Knepp brought a skid steer, and one by one lifted 10 trusses in place.

"The biggest challenge was getting everything straightened up after everything was messed up so bad," Knepp said.

His crew put a level on the sections as they progressed. Knepp said they preferred to use four-foot centers with two-by-four pylons on top.

In a day, the crew put up the trusses then returned a second day to lay the metal roof on the ribbing of wood laid horizontally across the trusses. They planned to return this week to rebuild the front gable.

While the barn was is disrepair, another storm had blown through with 60-mile-per-hour winds. Merritt worried that the unsupported rear gable might give way, but it held, as always.

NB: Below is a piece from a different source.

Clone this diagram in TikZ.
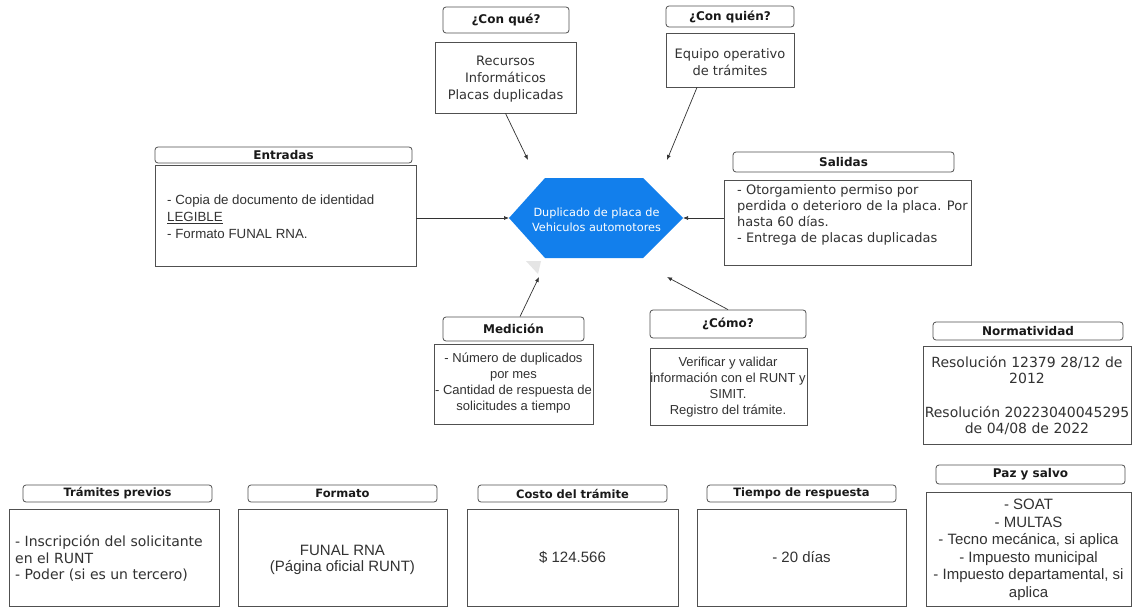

As barns goes, the Merritts' structure qualifies as medium sized. Merritt uses it mostly for young cows and for storing square hay bales. He lost three barns and two grain bins in the storm, but the sentimental value and strategic location of the historic barn made it the biggest loss.

With the shape of the barn coming back over the farm's skyline and carpenters arriving to put drywall in the house to stabilize the displaced lath walls, Barry Merritt's easy smile came back. The memory of May 22 could begin to fade away.